It's just under a month before nominations close and the municipal election ballots go to the printer.
And while some cities in northeastern Ontario already have a record number of candidates, some hardly have any at all.
There are 11 seats around the North Bay city council table — a mayor and 10 councillors.
But so far, no one is running to be mayor for the next four years, and there are only five names on the ballot for council.
David Tabachnick, who teaches political science at Nipissing University in North Bay, said this was a rough term for city council.
"Constitutents are kind of grumpy and maybe this is the reason why we don't see people jumping into the ring all that quickly."
Tabachnick said some candidates may wait until the September deadline to declare, even though there are advantages to getting out early.
“All too often people go to the ballot box without a great idea about who all the candidates are,” he said.
“They often just fill out the ballot because they recognize people's names. So, putting your sign out early may help."

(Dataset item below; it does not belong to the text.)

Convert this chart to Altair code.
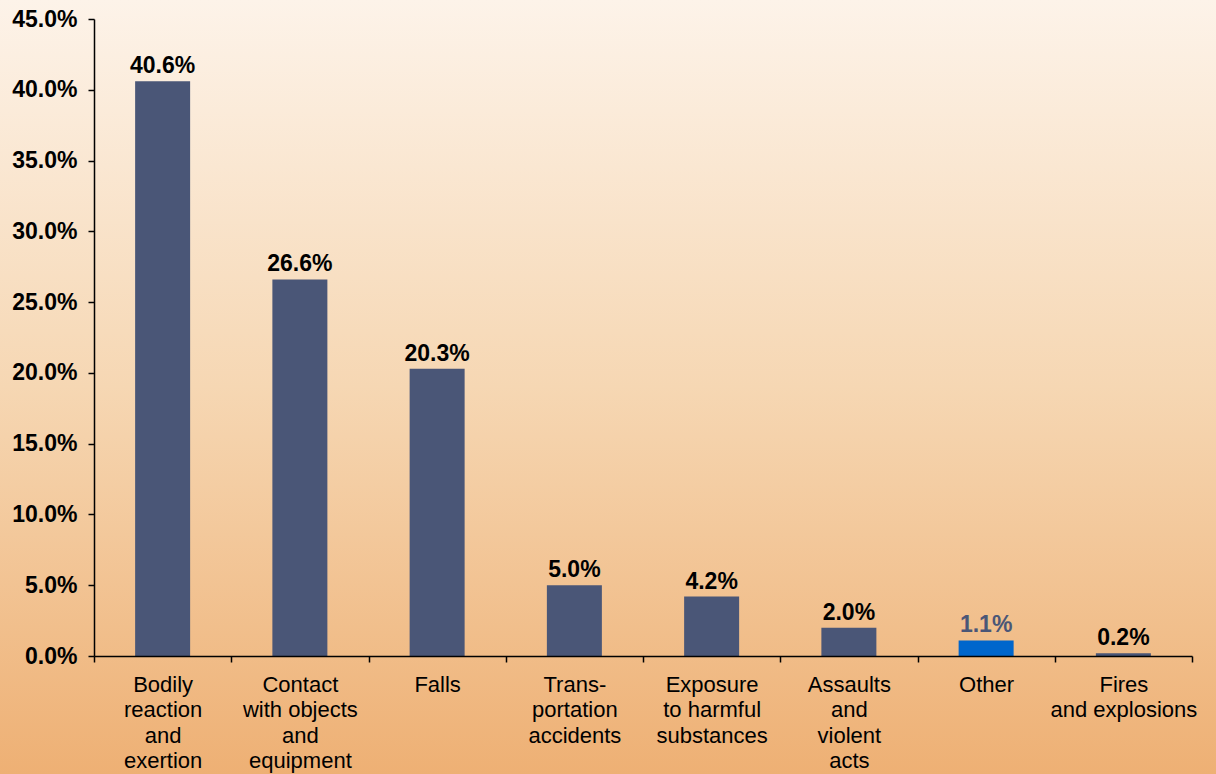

No shortage of candidates in Greater Sudbury, with eight people looking to replace departing Mayor Marianne Matichuk and 54 names put forward for city council.
That's the most number of candidates since 1997 when, in the pre-amalgamation days, there were a lot more seats up for grabs and more than 100 candidates running.
There were 45 names on the ballot in the last election in 2010.
Elsewhere in the region, there are 26 candidates declared in Sault Ste. Marie, including a majority of the incumbents trying to keep their jobs.
And in Timmins, 14 names have been put into the hat, including three running for the mayor's seat which, like Sudbury, will be open now that Mayor Tom Laughren is stepping away.